Wednesday, March 15, 2017
8–9:30 pm

Conversation with Edgar Arceneaux and Mark Marino

Join artist Edgar Arceneaux and professor Mark C. Marino, director of the University of Southern California’s Humanities and Critical Code Studies Lab, for a discussion of new media’s role in the current transmission of fake news. Moderated by Allison Agsten, director of The Main Museum and former producer at CNN, the conversation will use the painted, crystalized, and manipulated holdings of Arceneaux’s Library of Black Lies as a platform to discuss the contemporary use of social media, fake news, and algorithms to manipulate the opinions of the masses. They will also discuss the installation in relation to racial formation (the matter of black lives) and to the libraries of print (lies inked in black). This is an open discussion; all opinions are welcomed.

RSVP here.

About Edgar Arceneaux
Edgar Arceneaux (b. 1972 in Los Angeles) lives and works in Los Angeles. Arceneaux was the director of the Watts House Project from 1999-2012. Solo exhibitions of his work have been mounted at Kunstverein Ulm, Germany; Susanne Vielmetter Los Angeles Projects; The Studio Museum of Harlem, New York; and the Project, New York, among others. He has been included in group shows at Galerie Thaddaeus Ropac, Paris; Mona Bismarck American Center, Paris; Whitney Museum of American Art, New York; Museum of Contemporary Art, Los Angeles; the Orange County Museum of Art; the San Francisco Museum of Modern Art; Kunstmuseum Basel; and the Museum Ludwig, Cologne, and many more.

About Mark Marino
Mark C. Marino is a writer and scholar of electronic literature living in Los Angeles. He teaches writing at the University of Southern California where he Directs the Humanities and Critical Code Studies Lab. Marino also serves as the Director of Communication of the Electronic Literature Organization and recently taught a 3-week course in Fake News for UnderAcademy.

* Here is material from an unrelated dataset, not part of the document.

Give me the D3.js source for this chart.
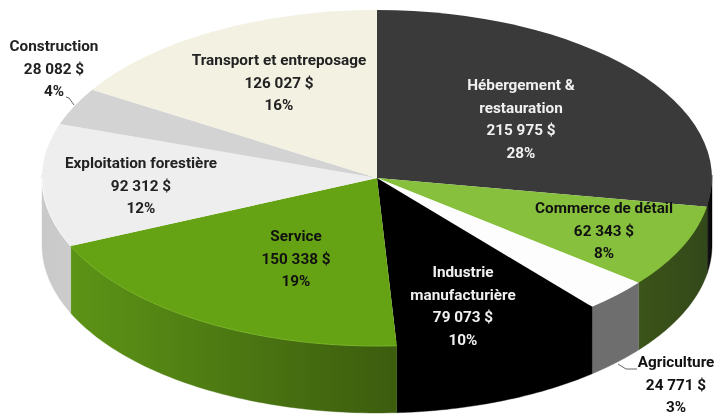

In Library of Black Lies, Arceneaux challenges the narrative of American progress, and in particular, African American progress through the selection, placement, and modification of books in a library of his own invention. Via this timely work, made last year, when fake news became “real” news and the content of real news was interrogated, the artist presses for a closer look not only at what is patently true or false, but at the more complicated stories about our past that lead us to where we are now.